Like you I question existence throughout the country but that is based on what I know about active areas in my area of SW WA and Western Oregon. From my experience, and you have to trust me on that, In this area, BF is only found to hang out in areas of heavy cover and running water. They may transit other areas with some sort of migration but the recipe for them to establish in one area and leave sign requires a certain amount of heavy cover and running water. Get away from that and I have never seen any sign of one. Thinner cover may reduce or eliminate day activity and increase the chance of observation by humans. Certainly running water gets more rare East of the Cascades. Both of those may be a factor in your area. Evidence of the effects of cover density is what happened in my research area when the state started to clear cut it. Active areas went inactive when there was not continuous cover allowing movement through the area. Patches of cover do not work long for them when they can simply move away and not take the chance of being seen hunting or moving around in the open. Clear cut, at least the way the state is doing it, leaves patches of cover with no way to move between them. There is little logging in National Forests so it is easy for BF to avoid logged areas there
You mention bears. From what I have seen bears are not as dependent on cover as I have found footprints completely in the open. While bears avoid humans when they can, a sentient creature like BF with what seems to be a prime directive to avoid humans, seems less likely to be seen than a bear who only moves away with direct human contact. Much of grizzly country is fairly open or thinly forested. Get very much East of the Cascades, where forests get more thinly treed, areas like that would not be preferred by BF if they have a choice. They may be there in areas with denser trees. Admittedly I do not have much time in Eastern Washington or Oregon. But looking at the density of sighting reports, that seems to favor the denser forests West of the Cascades in both Oregon and Washington. Of course sightings require people who are much less in numbers East of the Cascades.
One of my bear encounters was a close face to snout encounter on a human trail. Bears follow human trails. I have never found a BF footprint where it was following a human trail. But I have found several paralleling human trails or where the BF stepped across a trail trying to avoid leaving a footprint on a muddy trail. Some one expecting to find a BF print near a human trail should be looking at the trail margins or game trails that parallel them. The only place I have seen a BF footprint completely in the open, away from cover, was on the Eastern flank of Mt St Helens near the lahar where the trees had been cleared out by the 1980 blast.

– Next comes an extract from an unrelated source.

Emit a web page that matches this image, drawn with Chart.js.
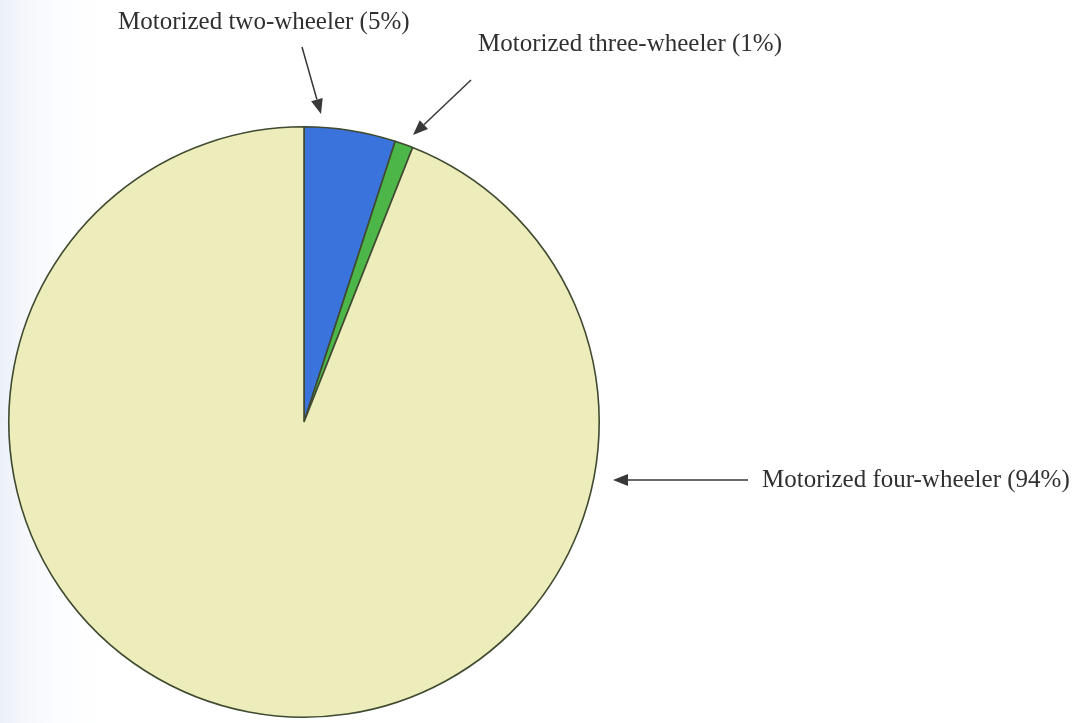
<!DOCTYPE html>
<html>
<head>
<meta charset="utf-8">
<title>Motorized vehicle share</title>
<script src="https://cdn.jsdelivr.net/npm/chart.js@4.4.1/dist/chart.umd.min.js"></script>
<style>
  html, body { margin: 0; padding: 0; }
  body {
    width: 1076px; height: 723px; overflow: hidden;
    background: linear-gradient(to right, #ebf0f8 0px, #f5f7fc 25px, #fcfdff 60px, #ffffff 110px);
  }
  #wrap { position: relative; width: 1076px; height: 723px; }
</style>
</head>
<body>
<div id="wrap"><canvas id="pie" width="1076" height="723"></canvas></div>
<script>
// Share of motorized vehicles by type
const categories = ['Motorized two-wheeler', 'Motorized three-wheeler', 'Motorized four-wheeler'];
const shares = [5, 1, 94];
const sliceColors = ['#3b73dc', '#4cb648', '#ecedbb'];

// Callout text, anchor and arrow for each slice
const callouts = [
  { text: categories[0] + ' (' + shares[0] + '%)', tx: 118, ty: 22, from: [302, 47], to: [321, 114] },
  { text: categories[1] + ' (' + shares[1] + '%)', tx: 478, ty: 44, from: [471, 80], to: [413, 135] },
  { text: categories[2] + ' (' + shares[2] + '%)', tx: 762, ty: 480, from: [748, 480], to: [613, 480] }
];

function drawArrow(ctx, from, to) {
  const ang = Math.atan2(to[1] - from[1], to[0] - from[0]);
  const head = 15, half = 6;
  const bx = to[0] - head * Math.cos(ang), by = to[1] - head * Math.sin(ang);
  ctx.beginPath();
  ctx.moveTo(from[0], from[1]);
  ctx.lineTo(bx, by);
  ctx.stroke();
  ctx.beginPath();
  ctx.moveTo(to[0], to[1]);
  ctx.lineTo(bx + half * Math.sin(ang), by - half * Math.cos(ang));
  ctx.lineTo(bx - half * Math.sin(ang), by + half * Math.cos(ang));
  ctx.closePath();
  ctx.fill();
}

const calloutPlugin = {
  id: 'callouts',
  afterDraw(chart) {
    const ctx = chart.ctx;
    ctx.save();
    ctx.strokeStyle = '#383838';
    ctx.fillStyle = '#383838';
    ctx.lineWidth = 1.5;
    callouts.forEach(c => drawArrow(ctx, c.from, c.to));
    ctx.fillStyle = '#303030';
    ctx.font = '25px "Liberation Serif", "Times New Roman", serif';
    ctx.textBaseline = 'middle';
    ctx.textAlign = 'left';
    callouts.forEach(c => ctx.fillText(c.text, c.tx, c.ty));
    ctx.restore();
  }
};

new Chart(document.getElementById('pie'), {
  type: 'pie',
  data: {
    labels: categories,
    datasets: [{
      data: shares,
      backgroundColor: sliceColors,
      borderColor: '#3f4a30',
      borderWidth: 1.6
    }]
  },
  options: {
    responsive: false,
    animation: false,
    rotation: 0,
    layout: { padding: { left: 8, right: 476, top: 126, bottom: 5 } },
    plugins: {
      legend: { display: false },
      tooltip: { enabled: false },
      title: { display: false }
    }
  },
  plugins: [calloutPlugin]
});
</script>
</body>
</html>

They seem to move between treed areas remaining after the blast. And that is likely at night, when the tourists have headed for their hotels.
While the numbers of BF West of the Cascades in Oregon and Washington may be the highest in the country, they are still very rare. Otherwise they would be seen more often and leave more sign. If their species is like any other, encroachment by humans into their habitat has to be reducing their numbers even more. Like every other bipedal humanoid that has co-existed with humans, they are likely to go extinct at some point. We seem to hurry that along with every species we have contact with.
Thanks. See the doctor again tomorrow and hope to get a handle on what this is. Up to this point he doesn't have a clue.